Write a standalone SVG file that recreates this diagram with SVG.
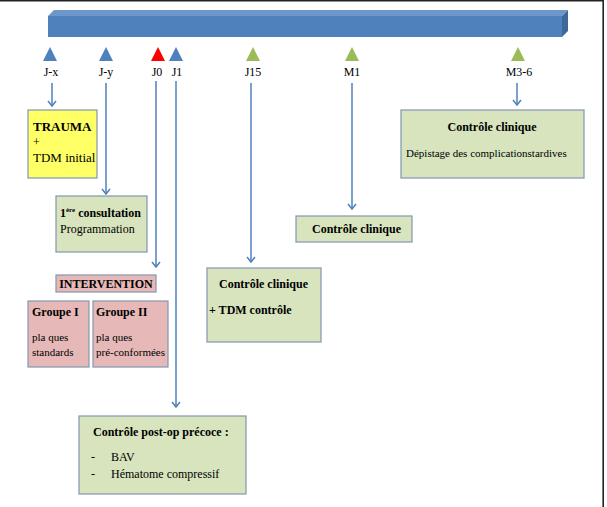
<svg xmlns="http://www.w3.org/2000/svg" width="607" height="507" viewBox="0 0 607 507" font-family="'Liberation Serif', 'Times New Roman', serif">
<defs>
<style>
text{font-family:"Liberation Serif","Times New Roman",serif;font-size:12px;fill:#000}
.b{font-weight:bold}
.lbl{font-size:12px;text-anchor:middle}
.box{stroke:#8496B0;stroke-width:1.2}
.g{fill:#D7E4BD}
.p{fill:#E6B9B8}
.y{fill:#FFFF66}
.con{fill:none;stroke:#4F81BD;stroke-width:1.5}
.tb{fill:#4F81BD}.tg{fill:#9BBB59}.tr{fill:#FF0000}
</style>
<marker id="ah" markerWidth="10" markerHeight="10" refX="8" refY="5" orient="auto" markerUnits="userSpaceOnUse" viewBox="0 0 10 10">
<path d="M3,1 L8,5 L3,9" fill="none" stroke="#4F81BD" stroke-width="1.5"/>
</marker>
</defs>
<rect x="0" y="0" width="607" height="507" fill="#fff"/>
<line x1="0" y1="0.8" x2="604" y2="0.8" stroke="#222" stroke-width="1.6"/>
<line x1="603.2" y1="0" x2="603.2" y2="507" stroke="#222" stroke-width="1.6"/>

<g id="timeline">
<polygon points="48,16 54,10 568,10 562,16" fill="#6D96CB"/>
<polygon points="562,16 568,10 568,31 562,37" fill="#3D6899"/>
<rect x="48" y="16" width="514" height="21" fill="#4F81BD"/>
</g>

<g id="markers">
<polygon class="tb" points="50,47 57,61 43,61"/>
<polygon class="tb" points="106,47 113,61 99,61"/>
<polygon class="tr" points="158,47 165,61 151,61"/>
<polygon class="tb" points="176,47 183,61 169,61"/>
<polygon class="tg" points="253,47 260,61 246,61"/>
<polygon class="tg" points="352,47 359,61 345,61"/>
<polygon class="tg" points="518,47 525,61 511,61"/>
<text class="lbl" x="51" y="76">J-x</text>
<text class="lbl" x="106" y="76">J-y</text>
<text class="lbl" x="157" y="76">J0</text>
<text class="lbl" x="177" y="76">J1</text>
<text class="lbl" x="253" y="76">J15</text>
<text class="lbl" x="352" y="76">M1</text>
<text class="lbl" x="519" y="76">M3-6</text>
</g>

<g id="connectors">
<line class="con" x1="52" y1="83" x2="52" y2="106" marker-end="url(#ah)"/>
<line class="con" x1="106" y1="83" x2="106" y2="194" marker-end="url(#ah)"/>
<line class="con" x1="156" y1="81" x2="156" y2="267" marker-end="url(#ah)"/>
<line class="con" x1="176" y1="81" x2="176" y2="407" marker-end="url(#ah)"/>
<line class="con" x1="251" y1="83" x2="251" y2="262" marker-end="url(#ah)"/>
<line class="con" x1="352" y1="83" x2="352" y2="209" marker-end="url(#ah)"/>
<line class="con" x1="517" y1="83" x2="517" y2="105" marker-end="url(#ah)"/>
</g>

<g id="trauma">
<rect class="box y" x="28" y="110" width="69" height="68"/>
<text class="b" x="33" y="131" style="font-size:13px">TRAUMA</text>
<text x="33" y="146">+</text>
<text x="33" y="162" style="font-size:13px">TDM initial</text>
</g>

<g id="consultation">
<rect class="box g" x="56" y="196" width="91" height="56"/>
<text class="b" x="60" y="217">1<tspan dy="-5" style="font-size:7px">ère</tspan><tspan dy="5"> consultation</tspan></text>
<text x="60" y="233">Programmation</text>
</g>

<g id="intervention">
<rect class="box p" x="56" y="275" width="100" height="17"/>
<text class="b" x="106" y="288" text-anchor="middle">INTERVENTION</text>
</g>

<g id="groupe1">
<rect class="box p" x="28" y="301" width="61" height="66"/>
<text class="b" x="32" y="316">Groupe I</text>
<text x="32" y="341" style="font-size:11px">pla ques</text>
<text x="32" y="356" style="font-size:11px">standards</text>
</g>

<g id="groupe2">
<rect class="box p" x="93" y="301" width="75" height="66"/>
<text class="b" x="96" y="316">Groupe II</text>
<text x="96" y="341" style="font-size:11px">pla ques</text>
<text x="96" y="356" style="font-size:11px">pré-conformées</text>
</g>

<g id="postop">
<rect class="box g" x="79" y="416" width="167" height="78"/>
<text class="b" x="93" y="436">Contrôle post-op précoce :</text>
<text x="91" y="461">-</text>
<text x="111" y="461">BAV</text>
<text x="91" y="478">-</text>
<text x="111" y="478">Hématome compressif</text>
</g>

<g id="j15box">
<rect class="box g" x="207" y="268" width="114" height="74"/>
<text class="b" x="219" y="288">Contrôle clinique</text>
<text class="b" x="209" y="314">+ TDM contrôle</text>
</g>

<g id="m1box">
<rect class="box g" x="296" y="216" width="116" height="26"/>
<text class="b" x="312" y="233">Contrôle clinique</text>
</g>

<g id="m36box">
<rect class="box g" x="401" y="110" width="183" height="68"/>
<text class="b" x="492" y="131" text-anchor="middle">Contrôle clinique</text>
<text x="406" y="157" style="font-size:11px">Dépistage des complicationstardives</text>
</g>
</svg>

> **Objective**
Copy the data exactly. Any picture it contains is to be omitted.

> **Exercise solution**
Write a standalone SVG file that recreates this diagram with SVG.
<svg xmlns="http://www.w3.org/2000/svg" width="607" height="507" viewBox="0 0 607 507" font-family="'Liberation Serif', 'Times New Roman', serif">
<defs>
<style>
text{font-family:"Liberation Serif","Times New Roman",serif;font-size:12px;fill:#000}
.b{font-weight:bold}
.lbl{font-size:12px;text-anchor:middle}
.box{stroke:#8496B0;stroke-width:1.2}
.g{fill:#D7E4BD}
.p{fill:#E6B9B8}
.y{fill:#FFFF66}
.con{fill:none;stroke:#4F81BD;stroke-width:1.5}
.tb{fill:#4F81BD}.tg{fill:#9BBB59}.tr{fill:#FF0000}
</style>
<marker id="ah" markerWidth="10" markerHeight="10" refX="8" refY="5" orient="auto" markerUnits="userSpaceOnUse" viewBox="0 0 10 10">
<path d="M3,1 L8,5 L3,9" fill="none" stroke="#4F81BD" stroke-width="1.5"/>
</marker>
</defs>
<rect x="0" y="0" width="607" height="507" fill="#fff"/>
<line x1="0" y1="0.8" x2="604" y2="0.8" stroke="#222" stroke-width="1.6"/>
<line x1="603.2" y1="0" x2="603.2" y2="507" stroke="#222" stroke-width="1.6"/>

<g id="timeline">
<polygon points="48,16 54,10 568,10 562,16" fill="#6D96CB"/>
<polygon points="562,16 568,10 568,31 562,37" fill="#3D6899"/>
<rect x="48" y="16" width="514" height="21" fill="#4F81BD"/>
</g>

<g id="markers">
<polygon class="tb" points="50,47 57,61 43,61"/>
<polygon class="tb" points="106,47 113,61 99,61"/>
<polygon class="tr" points="158,47 165,61 151,61"/>
<polygon class="tb" points="176,47 183,61 169,61"/>
<polygon class="tg" points="253,47 260,61 246,61"/>
<polygon class="tg" points="352,47 359,61 345,61"/>
<polygon class="tg" points="518,47 525,61 511,61"/>
<text class="lbl" x="51" y="76">J-x</text>
<text class="lbl" x="106" y="76">J-y</text>
<text class="lbl" x="157" y="76">J0</text>
<text class="lbl" x="177" y="76">J1</text>
<text class="lbl" x="253" y="76">J15</text>
<text class="lbl" x="352" y="76">M1</text>
<text class="lbl" x="519" y="76">M3-6</text>
</g>

<g id="connectors">
<line class="con" x1="52" y1="83" x2="52" y2="106" marker-end="url(#ah)"/>
<line class="con" x1="106" y1="83" x2="106" y2="194" marker-end="url(#ah)"/>
<line class="con" x1="156" y1="81" x2="156" y2="267" marker-end="url(#ah)"/>
<line class="con" x1="176" y1="81" x2="176" y2="407" marker-end="url(#ah)"/>
<line class="con" x1="251" y1="83" x2="251" y2="262" marker-end="url(#ah)"/>
<line class="con" x1="352" y1="83" x2="352" y2="209" marker-end="url(#ah)"/>
<line class="con" x1="517" y1="83" x2="517" y2="105" marker-end="url(#ah)"/>
</g>

<g id="trauma">
<rect class="box y" x="28" y="110" width="69" height="68"/>
<text class="b" x="33" y="131" style="font-size:13px">TRAUMA</text>
<text x="33" y="146">+</text>
<text x="33" y="162" style="font-size:13px">TDM initial</text>
</g>

<g id="consultation">
<rect class="box g" x="56" y="196" width="91" height="56"/>
<text class="b" x="60" y="217">1<tspan dy="-5" style="font-size:7px">ère</tspan><tspan dy="5"> consultation</tspan></text>
<text x="60" y="233">Programmation</text>
</g>

<g id="intervention">
<rect class="box p" x="56" y="275" width="100" height="17"/>
<text class="b" x="106" y="288" text-anchor="middle">INTERVENTION</text>
</g>

<g id="groupe1">
<rect class="box p" x="28" y="301" width="61" height="66"/>
<text class="b" x="32" y="316">Groupe I</text>
<text x="32" y="341" style="font-size:11px">pla ques</text>
<text x="32" y="356" style="font-size:11px">standards</text>
</g>

<g id="groupe2">
<rect class="box p" x="93" y="301" width="75" height="66"/>
<text class="b" x="96" y="316">Groupe II</text>
<text x="96" y="341" style="font-size:11px">pla ques</text>
<text x="96" y="356" style="font-size:11px">pré-conformées</text>
</g>

<g id="postop">
<rect class="box g" x="79" y="416" width="167" height="78"/>
<text class="b" x="93" y="436">Contrôle post-op précoce :</text>
<text x="91" y="461">-</text>
<text x="111" y="461">BAV</text>
<text x="91" y="478">-</text>
<text x="111" y="478">Hématome compressif</text>
</g>

<g id="j15box">
<rect class="box g" x="207" y="268" width="114" height="74"/>
<text class="b" x="219" y="288">Contrôle clinique</text>
<text class="b" x="209" y="314">+ TDM contrôle</text>
</g>

<g id="m1box">
<rect class="box g" x="296" y="216" width="116" height="26"/>
<text class="b" x="312" y="233">Contrôle clinique</text>
</g>

<g id="m36box">
<rect class="box g" x="401" y="110" width="183" height="68"/>
<text class="b" x="492" y="131" text-anchor="middle">Contrôle clinique</text>
<text x="406" y="157" style="font-size:11px">Dépistage des complicationstardives</text>
</g>
</svg>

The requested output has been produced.